What the exercise asks: Repeat the material verbatim and drop the pictures.

Provided material:
# # # # #

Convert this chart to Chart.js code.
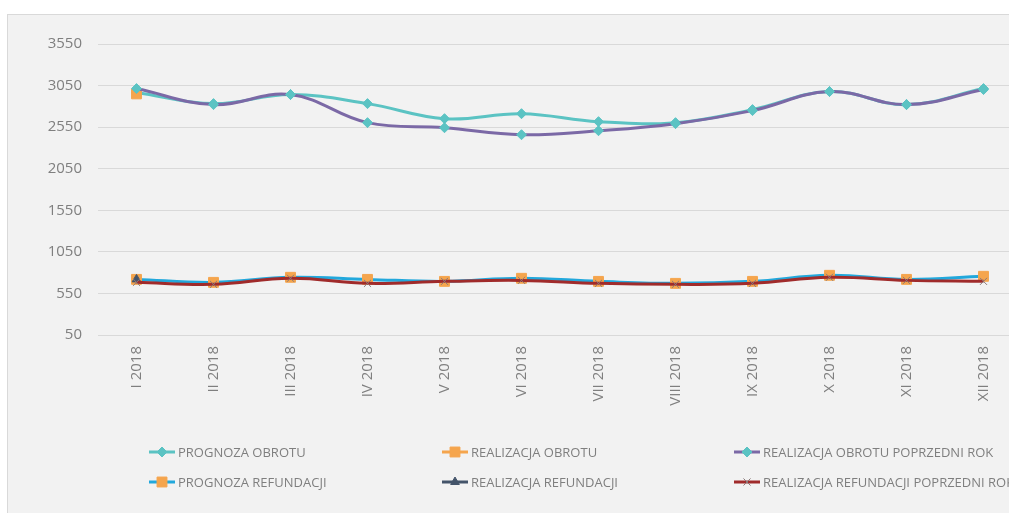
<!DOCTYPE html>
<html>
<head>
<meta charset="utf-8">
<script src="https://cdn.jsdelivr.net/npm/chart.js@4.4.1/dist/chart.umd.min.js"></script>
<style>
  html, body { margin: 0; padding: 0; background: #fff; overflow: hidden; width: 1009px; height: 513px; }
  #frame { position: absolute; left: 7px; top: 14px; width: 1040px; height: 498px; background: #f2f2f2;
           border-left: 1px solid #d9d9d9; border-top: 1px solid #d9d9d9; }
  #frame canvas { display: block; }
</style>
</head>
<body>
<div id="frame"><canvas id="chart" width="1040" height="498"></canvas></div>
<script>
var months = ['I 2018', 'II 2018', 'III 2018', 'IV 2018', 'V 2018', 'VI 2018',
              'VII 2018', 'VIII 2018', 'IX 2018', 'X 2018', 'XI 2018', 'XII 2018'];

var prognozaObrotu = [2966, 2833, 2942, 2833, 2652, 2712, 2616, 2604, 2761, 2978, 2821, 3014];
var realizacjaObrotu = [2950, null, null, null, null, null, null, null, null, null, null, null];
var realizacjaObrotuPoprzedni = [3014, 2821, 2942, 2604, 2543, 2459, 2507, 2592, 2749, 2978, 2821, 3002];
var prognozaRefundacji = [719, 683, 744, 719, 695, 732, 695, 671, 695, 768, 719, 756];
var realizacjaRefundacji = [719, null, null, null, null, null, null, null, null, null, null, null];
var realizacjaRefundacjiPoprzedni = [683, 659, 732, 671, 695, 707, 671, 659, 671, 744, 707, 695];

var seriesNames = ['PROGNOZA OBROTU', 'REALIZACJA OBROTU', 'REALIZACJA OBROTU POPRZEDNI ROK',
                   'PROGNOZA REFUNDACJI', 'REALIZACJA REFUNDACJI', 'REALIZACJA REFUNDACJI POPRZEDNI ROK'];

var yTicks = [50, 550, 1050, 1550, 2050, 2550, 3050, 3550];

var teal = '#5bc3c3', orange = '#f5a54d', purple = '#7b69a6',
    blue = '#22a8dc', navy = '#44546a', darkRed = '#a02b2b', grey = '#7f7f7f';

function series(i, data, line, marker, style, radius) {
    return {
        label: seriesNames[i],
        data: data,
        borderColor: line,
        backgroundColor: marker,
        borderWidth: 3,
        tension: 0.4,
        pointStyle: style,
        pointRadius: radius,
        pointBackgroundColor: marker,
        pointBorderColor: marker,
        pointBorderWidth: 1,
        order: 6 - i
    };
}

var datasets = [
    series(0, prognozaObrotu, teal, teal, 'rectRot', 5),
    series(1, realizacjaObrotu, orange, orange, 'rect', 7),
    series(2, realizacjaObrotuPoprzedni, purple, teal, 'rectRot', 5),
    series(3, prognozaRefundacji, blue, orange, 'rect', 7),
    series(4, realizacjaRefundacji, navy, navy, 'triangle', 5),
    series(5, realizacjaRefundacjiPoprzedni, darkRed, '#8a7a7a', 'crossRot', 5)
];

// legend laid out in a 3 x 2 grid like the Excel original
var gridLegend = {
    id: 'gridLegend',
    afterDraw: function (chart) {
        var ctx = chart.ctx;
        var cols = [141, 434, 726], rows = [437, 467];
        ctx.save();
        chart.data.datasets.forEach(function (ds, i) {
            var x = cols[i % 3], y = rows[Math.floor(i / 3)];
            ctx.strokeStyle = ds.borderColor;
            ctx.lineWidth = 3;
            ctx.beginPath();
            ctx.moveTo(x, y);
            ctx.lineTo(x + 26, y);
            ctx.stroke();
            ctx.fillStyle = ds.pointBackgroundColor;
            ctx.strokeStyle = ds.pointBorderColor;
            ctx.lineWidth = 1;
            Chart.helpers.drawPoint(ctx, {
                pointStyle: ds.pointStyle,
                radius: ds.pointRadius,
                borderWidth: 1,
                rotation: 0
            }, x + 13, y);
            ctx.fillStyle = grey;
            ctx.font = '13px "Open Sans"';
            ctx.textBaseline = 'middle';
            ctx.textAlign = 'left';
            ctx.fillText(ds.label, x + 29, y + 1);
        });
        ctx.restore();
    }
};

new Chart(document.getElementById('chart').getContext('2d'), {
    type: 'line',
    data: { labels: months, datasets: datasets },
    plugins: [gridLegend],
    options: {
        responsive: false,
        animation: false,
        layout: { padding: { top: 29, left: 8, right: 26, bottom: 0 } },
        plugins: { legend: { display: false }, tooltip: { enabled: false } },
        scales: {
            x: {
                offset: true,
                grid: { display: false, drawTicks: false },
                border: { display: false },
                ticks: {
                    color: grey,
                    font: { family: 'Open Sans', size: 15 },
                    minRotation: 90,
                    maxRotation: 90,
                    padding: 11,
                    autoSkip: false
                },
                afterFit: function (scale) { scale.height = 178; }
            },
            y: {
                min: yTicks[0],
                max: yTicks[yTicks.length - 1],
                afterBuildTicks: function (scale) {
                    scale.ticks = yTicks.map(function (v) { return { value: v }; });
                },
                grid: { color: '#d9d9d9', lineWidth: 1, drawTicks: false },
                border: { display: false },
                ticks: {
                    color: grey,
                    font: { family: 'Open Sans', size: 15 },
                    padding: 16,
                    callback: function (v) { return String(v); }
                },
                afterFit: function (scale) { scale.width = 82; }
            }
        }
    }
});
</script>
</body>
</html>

# # # # #

Response below:
Convert this chart to Chart.js code.
<!DOCTYPE html>
<html>
<head>
<meta charset="utf-8">
<script src="https://cdn.jsdelivr.net/npm/chart.js@4.4.1/dist/chart.umd.min.js"></script>
<style>
  html, body { margin: 0; padding: 0; background: #fff; overflow: hidden; width: 1009px; height: 513px; }
  #frame { position: absolute; left: 7px; top: 14px; width: 1040px; height: 498px; background: #f2f2f2;
           border-left: 1px solid #d9d9d9; border-top: 1px solid #d9d9d9; }
  #frame canvas { display: block; }
</style>
</head>
<body>
<div id="frame"><canvas id="chart" width="1040" height="498"></canvas></div>
<script>
var months = ['I 2018', 'II 2018', 'III 2018', 'IV 2018', 'V 2018', 'VI 2018',
              'VII 2018', 'VIII 2018', 'IX 2018', 'X 2018', 'XI 2018', 'XII 2018'];

var prognozaObrotu = [2966, 2833, 2942, 2833, 2652, 2712, 2616, 2604, 2761, 2978, 2821, 3014];
var realizacjaObrotu = [2950, null, null, null, null, null, null, null, null, null, null, null];
var realizacjaObrotuPoprzedni = [3014, 2821, 2942, 2604, 2543, 2459, 2507, 2592, 2749, 2978, 2821, 3002];
var prognozaRefundacji = [719, 683, 744, 719, 695, 732, 695, 671, 695, 768, 719, 756];
var realizacjaRefundacji = [719, null, null, null, null, null, null, null, null, null, null, null];
var realizacjaRefundacjiPoprzedni = [683, 659, 732, 671, 695, 707, 671, 659, 671, 744, 707, 695];

var seriesNames = ['PROGNOZA OBROTU', 'REALIZACJA OBROTU', 'REALIZACJA OBROTU POPRZEDNI ROK',
                   'PROGNOZA REFUNDACJI', 'REALIZACJA REFUNDACJI', 'REALIZACJA REFUNDACJI POPRZEDNI ROK'];

var yTicks = [50, 550, 1050, 1550, 2050, 2550, 3050, 3550];

var teal = '#5bc3c3', orange = '#f5a54d', purple = '#7b69a6',
    blue = '#22a8dc', navy = '#44546a', darkRed = '#a02b2b', grey = '#7f7f7f';

function series(i, data, line, marker, style, radius) {
    return {
        label: seriesNames[i],
        data: data,
        borderColor: line,
        backgroundColor: marker,
        borderWidth: 3,
        tension: 0.4,
        pointStyle: style,
        pointRadius: radius,
        pointBackgroundColor: marker,
        pointBorderColor: marker,
        pointBorderWidth: 1,
        order: 6 - i
    };
}

var datasets = [
    series(0, prognozaObrotu, teal, teal, 'rectRot', 5),
    series(1, realizacjaObrotu, orange, orange, 'rect', 7),
    series(2, realizacjaObrotuPoprzedni, purple, teal, 'rectRot', 5),
    series(3, prognozaRefundacji, blue, orange, 'rect', 7),
    series(4, realizacjaRefundacji, navy, navy, 'triangle', 5),
    series(5, realizacjaRefundacjiPoprzedni, darkRed, '#8a7a7a', 'crossRot', 5)
];

// legend laid out in a 3 x 2 grid like the Excel original
var gridLegend = {
    id: 'gridLegend',
    afterDraw: function (chart) {
        var ctx = chart.ctx;
        var cols = [141, 434, 726], rows = [437, 467];
        ctx.save();
        chart.data.datasets.forEach(function (ds, i) {
            var x = cols[i % 3], y = rows[Math.floor(i / 3)];
            ctx.strokeStyle = ds.borderColor;
            ctx.lineWidth = 3;
            ctx.beginPath();
            ctx.moveTo(x, y);
            ctx.lineTo(x + 26, y);
            ctx.stroke();
            ctx.fillStyle = ds.pointBackgroundColor;
            ctx.strokeStyle = ds.pointBorderColor;
            ctx.lineWidth = 1;
            Chart.helpers.drawPoint(ctx, {
                pointStyle: ds.pointStyle,
                radius: ds.pointRadius,
                borderWidth: 1,
                rotation: 0
            }, x + 13, y);
            ctx.fillStyle = grey;
            ctx.font = '13px "Open Sans"';
            ctx.textBaseline = 'middle';
            ctx.textAlign = 'left';
            ctx.fillText(ds.label, x + 29, y + 1);
        });
        ctx.restore();
    }
};

new Chart(document.getElementById('chart').getContext('2d'), {
    type: 'line',
    data: { labels: months, datasets: datasets },
    plugins: [gridLegend],
    options: {
        responsive: false,
        animation: false,
        layout: { padding: { top: 29, left: 8, right: 26, bottom: 0 } },
        plugins: { legend: { display: false }, tooltip: { enabled: false } },
        scales: {
            x: {
                offset: true,
                grid: { display: false, drawTicks: false },
                border: { display: false },
                ticks: {
                    color: grey,
                    font: { family: 'Open Sans', size: 15 },
                    minRotation: 90,
                    maxRotation: 90,
                    padding: 11,
                    autoSkip: false
                },
                afterFit: function (scale) { scale.height = 178; }
            },
            y: {
                min: yTicks[0],
                max: yTicks[yTicks.length - 1],
                afterBuildTicks: function (scale) {
                    scale.ticks = yTicks.map(function (v) { return { value: v }; });
                },
                grid: { color: '#d9d9d9', lineWidth: 1, drawTicks: false },
                border: { display: false },
                ticks: {
                    color: grey,
                    font: { family: 'Open Sans', size: 15 },
                    padding: 16,
                    callback: function (v) { return String(v); }
                },
                afterFit: function (scale) { scale.width = 82; }
            }
        }
    }
});
</script>
</body>
</html>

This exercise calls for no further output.